Choosing A Tennis Racquet
When you’re choosing a tennis racquet, there are many things you have to consider. The power level, the amount of control, weight, grip size, balance, flex, head size, racquet length and string pattern are all factors in determining a racquet's playing characteristics and how comfortable it feels in your hand.
Below, I have put together a general guide that will make choosing a tennis racquet a little less daunting. I also suggest that you read my tennis racquet reviews to help you choose a racquet that’s just right for you and your game.
As a general rule, the more powerful a racquet is, the less control you’ll get with it. There are three main categories of tennis racquets, designed to suit players of every ability level.
GAME IMPROVEMENT RACQUETS
The first category of racquets, those that tend to be the most powerful, are called Game Improvement Racquets. They are very light (9.5oz unstrung or lighter), have extra length (up to 2" longer than the standard 27") and they tend to have a large racquet head size (105-130sq" or more).
If you’re an inexperienced or recreational player who has relatively short swings, you’ll find these racquets very comfortable as they produce lots of power with very little effort. Because of the large head size, they have a big sweet spot, which is a great benefit to players who frequently hit "off-center" shots as racquet head stability isn't compromised and many mishits still feel as if you've hit the ball right in the middle of the racquet.

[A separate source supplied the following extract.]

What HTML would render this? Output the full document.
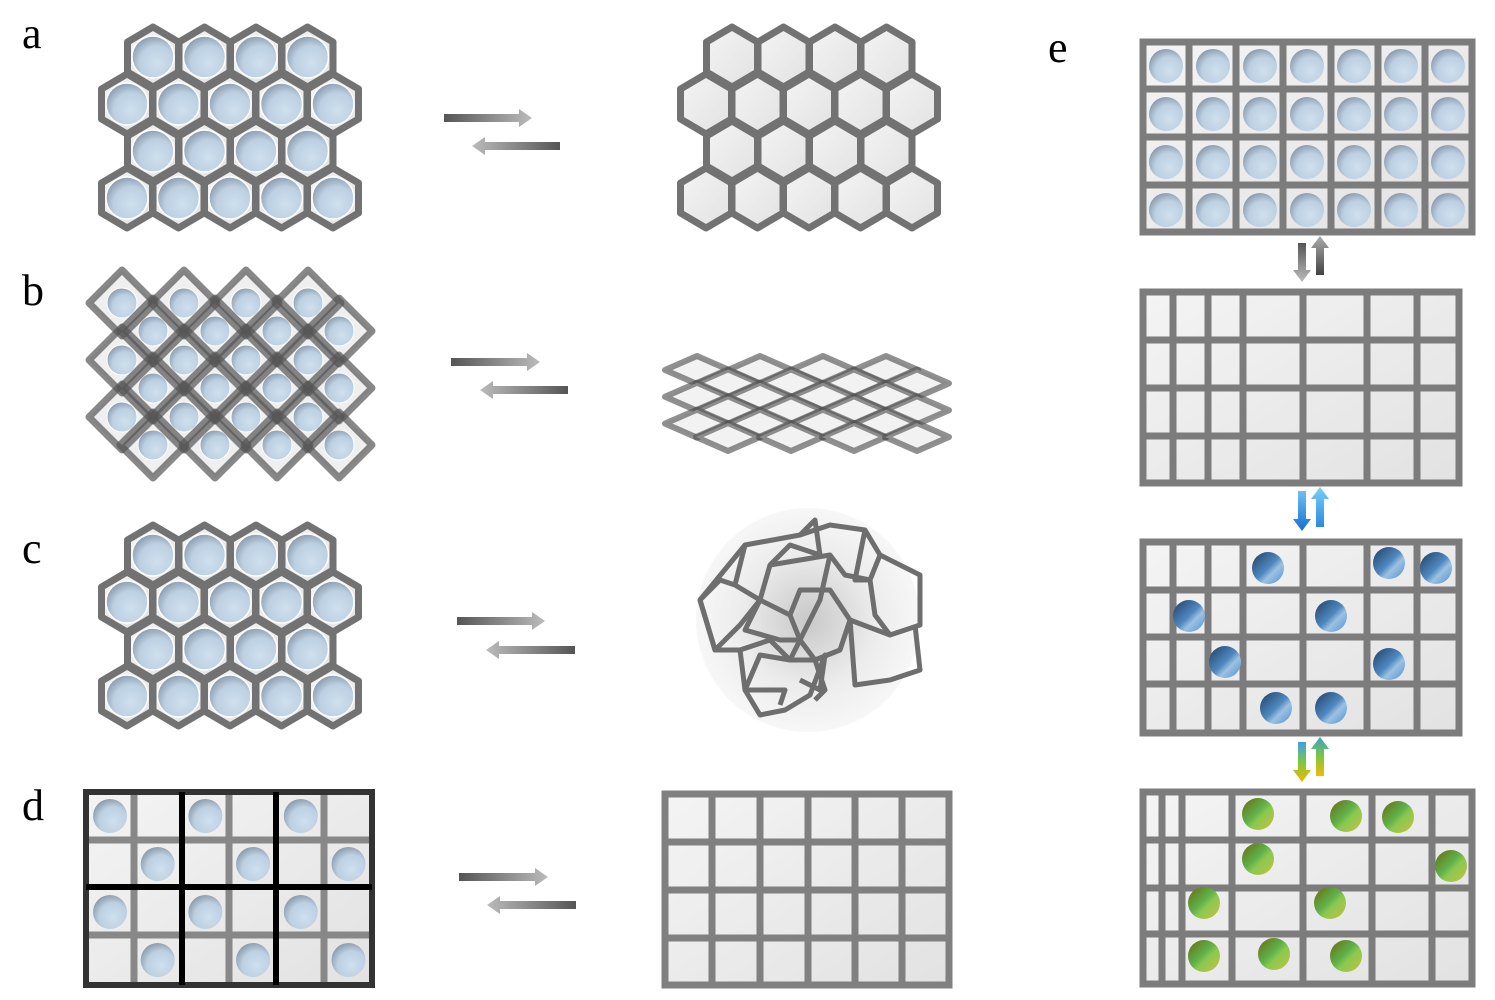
<!DOCTYPE html>
<html><head><meta charset="utf-8">
<style>
html,body{margin:0;padding:0;background:#fff;}
svg{display:block;}
text{font-family:"Liberation Serif",serif;font-size:44px;fill:#000;}
</style></head>
<body>
<svg id="s" width="1495" height="1000" viewBox="0 0 1495 1000" xmlns="http://www.w3.org/2000/svg">
<defs>
<radialGradient id="cb" cx="0.6" cy="0.65" r="0.7">
<stop offset="0" stop-color="#cfe0ee"/><stop offset="0.6" stop-color="#bcd0e2"/><stop offset="1" stop-color="#8596a8"/></radialGradient>
<linearGradient id="cellg" x1="0" y1="0" x2="1" y2="1"><stop offset="0" stop-color="#f4f4f4"/><stop offset="1" stop-color="#e2e2e2"/></linearGradient>
<linearGradient id="ballb" x1="0" y1="0" x2="1" y2="1"><stop offset="0" stop-color="#1f3f63"/><stop offset="0.5" stop-color="#4f88bf"/><stop offset="0.65" stop-color="#9cc2e2"/><stop offset="1" stop-color="#4f8fd0"/></linearGradient>
<linearGradient id="ballg" x1="0" y1="0" x2="1" y2="1"><stop offset="0" stop-color="#6b6a10"/><stop offset="0.45" stop-color="#5fb04a"/><stop offset="0.6" stop-color="#8cc850"/><stop offset="1" stop-color="#c7c040"/></linearGradient>
<linearGradient id="arR" x1="0" y1="0" x2="1" y2="0"><stop offset="0" stop-color="#555"/><stop offset="1" stop-color="#bbb"/></linearGradient>
<linearGradient id="arL" x1="1" y1="0" x2="0" y2="0"><stop offset="0" stop-color="#555"/><stop offset="1" stop-color="#bbb"/></linearGradient>
<linearGradient id="arD" x1="0" y1="0" x2="0" y2="1"><stop offset="0" stop-color="#555"/><stop offset="1" stop-color="#bbb"/></linearGradient>
<linearGradient id="arU" x1="0" y1="1" x2="0" y2="0"><stop offset="0" stop-color="#444"/><stop offset="1" stop-color="#aaa"/></linearGradient>
<linearGradient id="blD" x1="0" y1="0" x2="0" y2="1"><stop offset="0" stop-color="#6fc0f0"/><stop offset="1" stop-color="#1670d0"/></linearGradient>
<linearGradient id="blU" x1="0" y1="1" x2="0" y2="0"><stop offset="0" stop-color="#2a8ae0"/><stop offset="1" stop-color="#7acff5"/></linearGradient>
<linearGradient id="rbD" x1="0" y1="0" x2="0" y2="1"><stop offset="0" stop-color="#3aa0e8"/><stop offset="0.5" stop-color="#7cc840"/><stop offset="1" stop-color="#f0b800"/></linearGradient>
<linearGradient id="rbU" x1="0" y1="1" x2="0" y2="0"><stop offset="0" stop-color="#f7b800"/><stop offset="0.5" stop-color="#7cc840"/><stop offset="1" stop-color="#3aa0c8"/></linearGradient>
<radialGradient id="blob" cx="0.5" cy="0.5" r="0.5"><stop offset="0" stop-color="#c8c8c8"/><stop offset="0.6" stop-color="#ececec"/><stop offset="1" stop-color="#f7f7f7"/></radialGradient>
</defs>
<g id="g"></g>
<text x="22" y="48">a</text>
<text x="22" y="305">b</text>
<text x="22" y="563">c</text>
<text x="22" y="820">d</text>
<text x="1048" y="62">e</text>
</svg>
<script>
var G=document.getElementById('g'),out='';
function hex(cx,cy,circ){var w=25.5,r=30,p=[[cx,cy-r],[cx+w,cy-r/2],[cx+w,cy+r/2],[cx,cy+r],[cx-w,cy+r/2],[cx-w,cy-r/2]];
out+='<polygon points="'+p.map(a=>a.join(',')).join(' ')+'" fill="url(#cellg)" stroke="#727272" stroke-width="7" stroke-linejoin="round"/>';
if(circ)out+='<circle cx="'+cx+'" cy="'+cy+'" r="21" fill="url(#cb)" stroke="#fff" stroke-width="1.5"/>';}
function honey(dx,dy,circ){var rows=[[153,57,4],[127,104,5],[153,151,4],[127,198,5]];
rows.forEach(function(r){for(var i=0;i<r[2];i++)hex(r[0]+51.5*i+dx,r[1]+dy,circ);});}
honey(0,0,1);honey(579,0,0);honey(0,498,1);
function harrow(x1,x2,y,dir){var h=8,hl=13,hw=9;
if(dir>0)out+='<polygon points="'+x1+','+(y-h/2)+' '+(x2-hl)+','+(y-h/2)+' '+(x2-hl)+','+(y-hw)+' '+x2+','+y+' '+(x2-hl)+','+(y+hw)+' '+(x2-hl)+','+(y+h/2)+' '+x1+','+(y+h/2)+'" fill="url(#arR)"/>';
else out+='<polygon points="'+x2+','+(y-h/2)+' '+(x1+hl)+','+(y-h/2)+' '+(x1+hl)+','+(y-hw)+' '+x1+','+y+' '+(x1+hl)+','+(y+hw)+' '+(x1+hl)+','+(y+h/2)+' '+x2+','+(y+h/2)+'" fill="url(#arL)"/>';}
[[444,532,118,472,560,146],[451,540,362,480,568,390],[457,545,621,486,575,650],[459,548,877,487,576,905]].forEach(function(a){harrow(a[0],a[1],a[2],1);harrow(a[3],a[4],a[5],-1);});
// b left diamonds
var dia=[];for(var j=0;j<3;j++)for(var i=0;i<4;i++){dia.push([122+62*i,303+57*j]);dia.push([153+62*i,331+57*j]);}
dia.forEach(function(d){var r=33;out+='<polygon points="'+d[0]+','+(d[1]-r)+' '+(d[0]+r)+','+d[1]+' '+d[0]+','+(d[1]+r)+' '+(d[0]-r)+','+d[1]+'" fill="#efefef"/>';});
dia.forEach(function(d){out+='<circle cx="'+d[0]+'" cy="'+d[1]+'" r="15" fill="url(#cb)" stroke="#fff" stroke-width="1"/>';});
dia.forEach(function(d){var r=33;out+='<polygon points="'+d[0]+','+(d[1]-r)+' '+(d[0]+r)+','+d[1]+' '+d[0]+','+(d[1]+r)+' '+(d[0]-r)+','+d[1]+'" fill="none" stroke="#555" stroke-opacity="0.7" stroke-width="7" stroke-linejoin="round"/>';});
// b right
var rh=[];for(var j=0;j<6;j++)for(var i=0;i<4;i++){var x=(j%2?728:697)+63*i;rh.push([x,370+13.4*j]);}
rh.forEach(function(d){out+='<polygon points="'+d[0]+','+(d[1]-14)+' '+(d[0]+32)+','+d[1]+' '+d[0]+','+(d[1]+14)+' '+(d[0]-32)+','+d[1]+'" fill="#f2f2f2" stroke="#555" stroke-opacity="0.65" stroke-width="6" stroke-linejoin="round"/>';});
// c right
out+='<circle cx="808" cy="620" r="112" fill="url(#blob)"/>';
var cr=["700,600 745,545 800,535 830,525 865,530 880,555 870,580 845,575 830,555 800,560 770,565 760,600 790,615 800,590 830,590 850,620 840,650 815,660 800,640 790,615",
"700,600 715,650 740,650 745,690 760,715 785,710 810,695 825,655 820,690 800,680",
"745,545 735,585 760,600 740,625 715,650 700,600 720,580 735,585",
"880,555 920,575 920,625 890,635 850,620 855,685 890,680 920,670 915,625",
"830,555 820,600 800,640 790,660 760,655 745,690 785,690 780,705",
"770,565 790,545 820,555 815,520 800,535",
"760,600 745,630 780,640 800,640",
"865,530 855,580 870,580 875,615 890,635",
"740,650 770,640 790,660 815,660 825,690 815,700"];
cr.forEach(function(p){out+='<polyline points="'+p+'" fill="none" stroke="#6e6e6e" stroke-width="5" stroke-linejoin="round"/>';});
// grids
function grid(x0,y0,x1,y1,xs,ys,col,bw,bcol){
out+='<rect x="'+x0+'" y="'+y0+'" width="'+(x1-x0)+'" height="'+(y1-y0)+'" fill="url(#cellg)"/>';
xs.forEach(function(x){out+='<line x1="'+x+'" y1="'+y0+'" x2="'+x+'" y2="'+y1+'" stroke="'+col+'" stroke-width="7"/>';});
ys.forEach(function(y){out+='<line x1="'+x0+'" y1="'+y+'" x2="'+x1+'" y2="'+y+'" stroke="'+col+'" stroke-width="7"/>';});
out+='<rect x="'+x0+'" y="'+y0+'" width="'+(x1-x0)+'" height="'+(y1-y0)+'" fill="none" stroke="'+(bcol||col)+'" stroke-width="'+(bw||7)+'"/>';}
function ball(x,y,r,f){out+='<circle cx="'+x+'" cy="'+y+'" r="'+r+'" fill="'+f+'"/>';}
// d left
grid(86,792,372,985,[134,229,324],[840,935],"#888",6,"#333");
for(var j=0;j<4;j++)for(var i=0;i<6;i++)if((i+j)%2==0)ball(110+47.7*i,816+48*j,17,"url(#cb)");
out+='<line x1="182" y1="792" x2="182" y2="985" stroke="#000" stroke-width="6"/><line x1="276" y1="792" x2="276" y2="985" stroke="#000" stroke-width="6"/><line x1="86" y1="887" x2="372" y2="887" stroke="#000" stroke-width="6"/>';
// d right
grid(665,794,949,985,[712,760,808,855,902],[842,890,938],"#808080");
// e1
grid(1143,42,1472,232,[1189,1236,1283,1331,1378,1425],[89,137,185],"#7c7c7c");
for(var j=0;j<4;j++)for(var i=0;i<7;i++)ball(1166+47*i,66+48*j,17,"url(#cb)");
var ex=[1173,1208,1243,1303,1367,1417];
grid(1143,292,1459,483,ex,[340,388,436],"#7c7c7c");
grid(1143,542,1459,733,ex,[590,637,684],"#7c7c7c");
[[1268,568],[1389,563],[1436,568],[1189,616],[1331,616],[1225,662],[1389,664],[1276,708],[1331,708]].forEach(function(b){ball(b[0],b[1],16,"url(#ballb)");});
grid(1143,792,1472,984,[1162,1182,1232,1303,1372,1432],[840,888,934],"#7c7c7c");
[[1258,814],[1346,816],[1398,817],[1258,859],[1451,866],[1204,903],[1330,903],[1204,956],[1274,954],[1346,956]].forEach(function(b){ball(b[0],b[1],16,"url(#ballg)");});
function varrow(x,y1,y2,dir,f){var w=8,hw=9,hl=12;
if(dir>0)out+='<polygon points="'+(x-w/2)+','+y1+' '+(x+w/2)+','+y1+' '+(x+w/2)+','+(y2-hl)+' '+(x+hw)+','+(y2-hl)+' '+x+','+y2+' '+(x-hw)+','+(y2-hl)+' '+(x-w/2)+','+(y2-hl)+'" fill="url(#'+f+')"/>';
else out+='<polygon points="'+(x-w/2)+','+y2+' '+(x+w/2)+','+y2+' '+(x+w/2)+','+(y1+hl)+' '+(x+hw)+','+(y1+hl)+' '+x+','+y1+' '+(x-hw)+','+(y1+hl)+' '+(x-w/2)+','+(y1+hl)+'" fill="url(#'+f+')"/>';}
varrow(1302,243,282,1,"arD");varrow(1320,236,275,-1,"arU");
varrow(1302,491,531,1,"blD");varrow(1320,487,527,-1,"blU");
varrow(1302,742,782,1,"rbD");varrow(1320,737,776,-1,"rbU");
G.innerHTML=out;
</script>
</body></html>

They are also arm and elbow-friendly because of the large sweet spot.
Game Improvement Racquets Suit The Following Players
Adult beginners with unformed, compact swings.
Adult club, recreational or social players with short swings.
The second category of racquets, those in the mid-power level range, are called "Tweeners". This is because they offer a nice mix of power and control. 'Tweeners are heavier (9.5-11.5oz unstrung) than Game Improvement Racquets, with smaller racquet head sizes (95-105sq") and a slightly longer frame than the standard 27” (27.25- 28").
If you’re an intermediate to advanced player who likes a really comfortable, forgiving racquet with ample power, then you should give the 'Tweeners a try. Because of the enormous number of hours I spend on court each week, I personally love many of the racquets in this category, particularly those found in the PRINCE range, as I find them to be the most comfortable, mainly due to PRINCE’S O-Port and Speedport Technology.
As a matter of interest, my racquet of choice is the Prince 03 Speedport Red, whose playing characteristics are perfectly suited to my game.
'Tweeners Suit The Following Players
Club players with sound strokes looking for a little extra power.
Advanced players who like a combination of power and control.
Advanced juniors with sound technique looking for some extra 'pop.'
The third category of racquets is the players racquets. These racquets are heavier (11.5-13.5oz unstrung or more), have a smaller racquet head (85-100sq") and are usually of traditional length (27"). Although not nearly as powerful as Game Improvement Racquets or 'Tweeners, they are designed for advanced players who have no problem generating their own pace or spin, without too much extra help from the racquet. These racquets are made for players who are looking for a high degree of control.
If you’re a player in this category, you’ll no doubt be totally familiar with what to look for when choosing a tennis racquet. What you’ll be seeking is a racquet that feels just right for you and your game. A racquet that gives you the feeling that the ball will behave off the strings exactly the way you expect it to.
Players Racquets Suit The Following Players
Highly advanced junior players with sound technique.
Good college level players and above.